My breath is visible in the early morning, body is stiff and cold from the night. I get my blood moving by heading out along a new, unknown trail. The changing of the leaves on this fall equinox weekend is sublime.
Abandoned camper vans are the only signs of humans, their passengers either still sleeping inside or up in the mountains camping. I silently pass and continue along the sandy trail. The only other signs of life are cottontail rabbits scurrying the path and vultures circling overhead.
I find the Sand Pit, an open area at the base of the Great Dunes. I meditate and stretch muscles as a family of deer pass by.
The trail forks and heads up the mountainside. Shuffling my feet, the journey goes on in this special place. Mixed in with the changing leaves are plants looking like white haired old women, the soft wind blowing their hair off their stem, the seeds floating up into the sky.

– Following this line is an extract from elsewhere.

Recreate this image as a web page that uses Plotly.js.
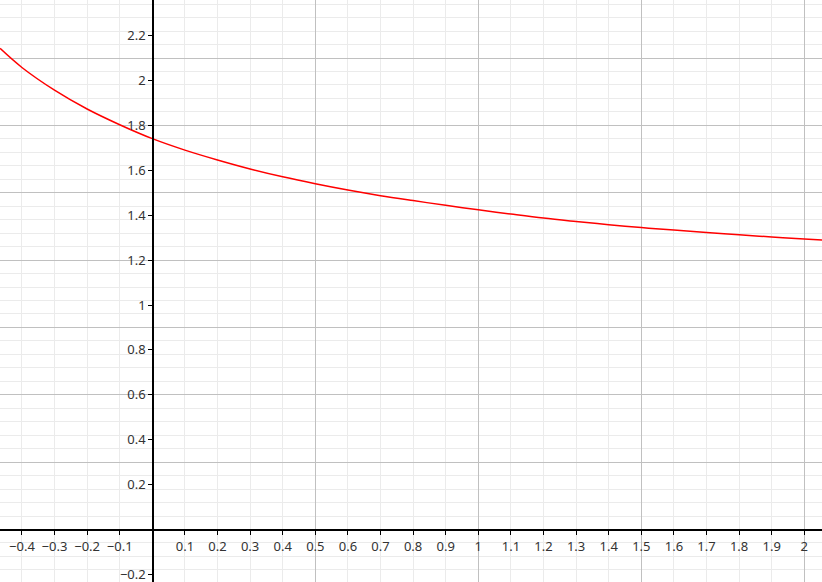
<!DOCTYPE html>
<html>
<head>
<meta charset="utf-8">
<script src="https://cdn.plot.ly/plotly-3.0.1.min.js"></script>
<style>
  html, body { margin: 0; padding: 0; background: #ffffff; }
  #chart { width: 822px; height: 582px; }
</style>
</head>
<body>
<div id="chart"></div>
<script>
// Curve values
const curveX = [-0.467, -0.4, -0.3, -0.2, -0.1, 0.0, 0.1, 0.2, 0.3, 0.4, 0.5, 0.6, 0.7, 0.8, 0.9, 1.0,
                1.1, 1.2, 1.3, 1.4, 1.5, 1.6, 1.7, 1.8, 1.9, 2.0, 2.055];
const curveY = [2.143, 2.058, 1.957, 1.873, 1.803, 1.741, 1.690, 1.646, 1.606, 1.571, 1.540, 1.512, 1.487, 1.465, 1.444, 1.424,
                1.405, 1.387, 1.372, 1.358, 1.345, 1.334, 1.323, 1.313, 1.303, 1.294, 1.289];

// Tick labels (0 is not labelled)
const xTickVals = [-0.4, -0.3, -0.2, -0.1, 0.1, 0.2, 0.3, 0.4, 0.5, 0.6, 0.7, 0.8, 0.9, 1, 1.1, 1.2, 1.3, 1.4, 1.5, 1.6, 1.7, 1.8, 1.9, 2];
const xTickText = ["\u22120.4", "\u22120.3", "\u22120.2", "\u22120.1", "0.1", "0.2", "0.3", "0.4", "0.5", "0.6", "0.7", "0.8", "0.9", "1", "1.1", "1.2", "1.3", "1.4", "1.5", "1.6", "1.7", "1.8", "1.9", "2"];
const yTickVals = [-0.2, 0.2, 0.4, 0.6, 0.8, 1, 1.2, 1.4, 1.6, 1.8, 2, 2.2];
const yTickText = ["\u22120.2", "0.2", "0.4", "0.6", "0.8", "1", "1.2", "1.4", "1.6", "1.8", "2", "2.2"];

const xRange = [-0.4672, 2.0543];
const yRange = [-0.2339, 2.3586];

const xAxisPos = (0 - yRange[0]) / (yRange[1] - yRange[0]);
const yAxisPos = (0 - xRange[0]) / (xRange[1] - xRange[0]);

const tickFont = { family: "'Noto Sans', 'Open Sans', sans-serif", size: 13, color: '#333333' };

const traces = [
  {
    x: curveX, y: curveY, type: 'scatter', mode: 'lines',
    line: { color: '#ff0000', width: 1.5, shape: 'spline', smoothing: 1 },
    xaxis: 'x', yaxis: 'y', hoverinfo: 'skip', showlegend: false
  },
  {
    x: curveX, y: curveY, type: 'scatter', mode: 'lines',
    line: { color: 'rgba(0,0,0,0)', width: 0 },
    xaxis: 'x2', yaxis: 'y2', hoverinfo: 'skip', showlegend: false
  }
];

const layout = {
  width: 822, height: 582,
  margin: { l: 0, r: 0, t: 0, b: 0, pad: 0 },
  paper_bgcolor: '#ffffff', plot_bgcolor: '#ffffff',
  showlegend: false,
  xaxis: {
    range: xRange, autorange: false, fixedrange: true,
    tick0: 0, dtick: 0.5, showgrid: true, gridcolor: '#c0c0c0', gridwidth: 1,
    minor: { tick0: 0, dtick: 0.1, showgrid: true, gridcolor: '#ebebeb', gridwidth: 1, ticks: '' },
    showticklabels: false, ticks: '', showline: false, zeroline: false
  },
  yaxis: {
    range: yRange, autorange: false, fixedrange: true,
    tick0: 0, dtick: 0.3, showgrid: true, gridcolor: '#c0c0c0', gridwidth: 1,
    minor: { tick0: 0, dtick: 0.06, showgrid: true, gridcolor: '#ebebeb', gridwidth: 1, ticks: '' },
    showticklabels: false, ticks: '', showline: false, zeroline: false
  },
  xaxis2: {
    overlaying: 'x', anchor: 'free', position: xAxisPos, side: 'bottom',
    range: xRange, autorange: false, fixedrange: true,
    tickmode: 'array', tickvals: xTickVals, ticktext: xTickText,
    ticks: 'outside', ticklen: 4, tickwidth: 1, tickcolor: '#000000',
    tickfont: tickFont, ticklabeloverflow: 'allow', showgrid: false, zeroline: false,
    showline: true, linecolor: '#000000', linewidth: 1.5
  },
  yaxis2: {
    overlaying: 'y', anchor: 'free', position: yAxisPos, side: 'left',
    range: yRange, autorange: false, fixedrange: true,
    tickmode: 'array', tickvals: yTickVals, ticktext: yTickText,
    ticks: 'outside', ticklen: 4, tickwidth: 1, tickcolor: '#000000',
    tickfont: tickFont, ticklabeloverflow: 'allow', showgrid: false, zeroline: false,
    showline: true, linecolor: '#000000', linewidth: 1.5
  }
};

Plotly.newPlot('chart', traces, layout, { staticPlot: true, displayModeBar: false });
</script>
</body>
</html>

The sand is everywhere, between toes, stuck to each hair on my body, in my teeth. I head up to Zapata Falls in hopes of washing away the grit. The trail is nothing but smooth stone. I hear the water before I see the creek, but no waterfall.
Then, to my right, is a cable attached to the rock wall leading up the canyon. Time to get wet….
Holding on tightly, I precariously make my way along the slippery stones up the river. At the final turn, I see the falls before me in the small rocky cave.
The sand gently falls back to the earth from the waterfalls spray.